* **MERIT Act of 2025:** Aims to reform federal employment practices by modifying performance-based actions, adverse action procedures, grievance processes, senior executive accountability, furlough rules, annuity reductions for felonies, bonus recoupment, and probationary periods. The Act seeks to streamline processes, enhance accountability, and ensure consistency across federal agencies, with most provisions taking effect one year after enactment.
Barry Loudermilk
Representative
GA-11
The MERIT Act of 2025 aims to reform federal employment practices by modifying performance-based actions, adverse action procedures, and employee grievance processes. It streamlines the process for addressing misconduct or poor performance, extends probationary periods, and allows for recouping bonuses from employees found to have engaged in misconduct. Additionally, the act reduces annuity benefits for employees convicted of felonies related to their official duties and modifies procedures for furloughs. The Act intends to create a more efficient and accountable federal workforce.
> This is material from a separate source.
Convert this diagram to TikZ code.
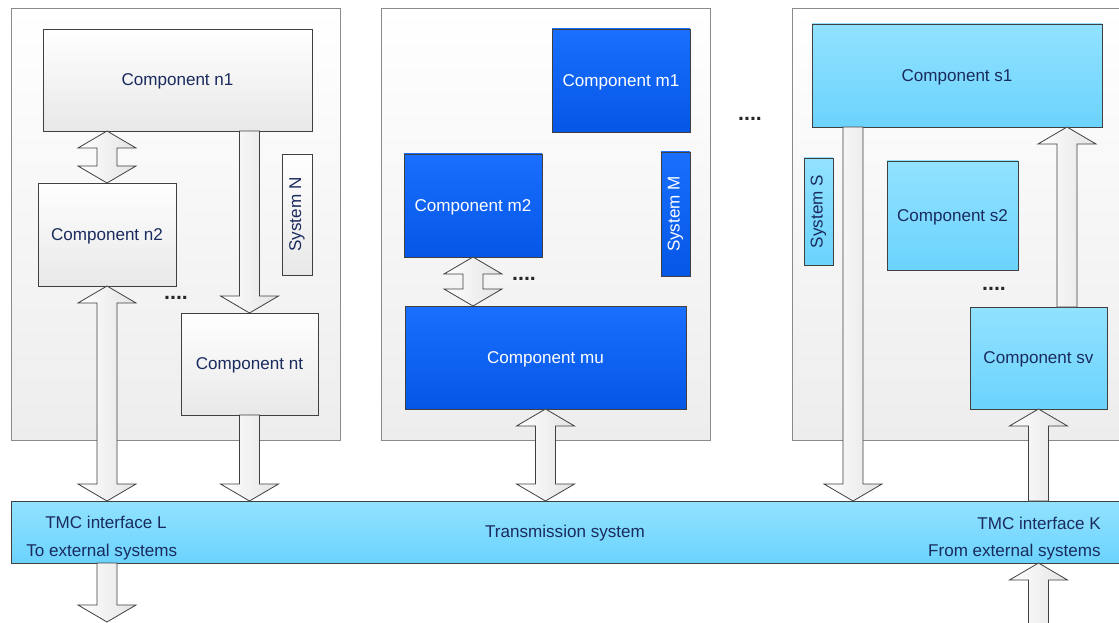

The "Modern Employment Reform, Improvement, and Transformation Act of 2025," or MERIT Act, significantly changes the rules for federal employment, making it easier for agencies to discipline and terminate employees. The law goes into effect one year after its enactment, overriding existing collective bargaining agreements (SEC. 12).
The MERIT Act shifts considerable power to federal agencies in managing their workforce. A key change is the termination of performance-based actions under Chapter 43 (SEC 2). Previously, agencies had specific procedures for addressing poor performance. Now, they can take "adverse actions" – including firing – based on either performance or conduct, using a "preponderance of the evidence" standard (SEC. 3). This essentially means if the agency believes it's more likely than not an employee did something wrong, they can be disciplined or fired. The agency must consider the nature of the offense, the employee's job level, and past records, but the bar for taking action is arguably lower.
For example, a data analyst at the Department of Labor with a previously clean record who makes a significant error in a report could now be subject to immediate disciplinary action, without necessarily going through a performance improvement plan first. Previously, a process might have involved identifying the issue, providing training, and setting goals for improvement. The MERIT Act removes that formal process.
The Act also streamlines the disciplinary process and limits employee appeal options. Agencies must provide written notice and give employees 7 business days to respond with evidence (SEC. 3). The agency then has 15 business days to make a final decision. Employees can appeal to the Merit Systems Protection Board (MSPB), but the timeframe is tight – just 10 business days after the action takes effect. Crucially, the Act restricts the ability of employees to grieve adverse actions or reductions in force through negotiated procedures (SEC. 4). This means union contracts providing additional protections or alternative dispute resolution methods are overridden.
Imagine a veteran park ranger facing demotion due to a disputed policy violation. Under the MERIT Act, their ability to challenge the demotion through a union-negotiated grievance process is significantly curtailed. Their primary recourse is a rapid appeal to the MSPB.
Senior executives and supervisors face similar changes. The Act allows agencies to take action against them based on performance or misconduct, using the same "preponderance of evidence" standard (SEC. 5 & 6). The process mirrors the general employee procedure: 7 business days to respond to a notice, 15 business days for a final agency decision, and a 10-business-day window to appeal to the MSPB. "Misconduct" is explicitly defined to include failure to accept a directed reassignment (SEC. 5). The Act also modifies appraisal system requirements, allowing agencies to seek appraisals from within or outside of the civil service (SEC. 5).
The MERIT Act extends probationary periods. For Senior Executive Service positions, the probationary period doubles to two years (SEC. 10). For competitive service positions, it's two years, or even longer if the job requires formal training or a license (SEC. 11). This extended probationary period means new hires have less job security for a longer time.
Furthermore, the Act introduces financial penalties. Federal employees convicted of a felony related to their duties will have their annuity (retirement benefits) reduced (SEC. 8). Employees who receive bonuses and are later subject to an "adverse finding" (a determination of policy violation or a crime punishable by over a year in prison) must repay those bonuses (SEC. 9).
The MERIT Act of 2025 represents a significant overhaul of federal employment law. It grants agencies greater authority to discipline and dismiss employees, streamlines the disciplinary process, limits employee appeal options, and introduces new financial penalties. While proponents might argue this increases accountability and efficiency, the Act's practical effect is a substantial reduction in job security and due process protections for federal workers.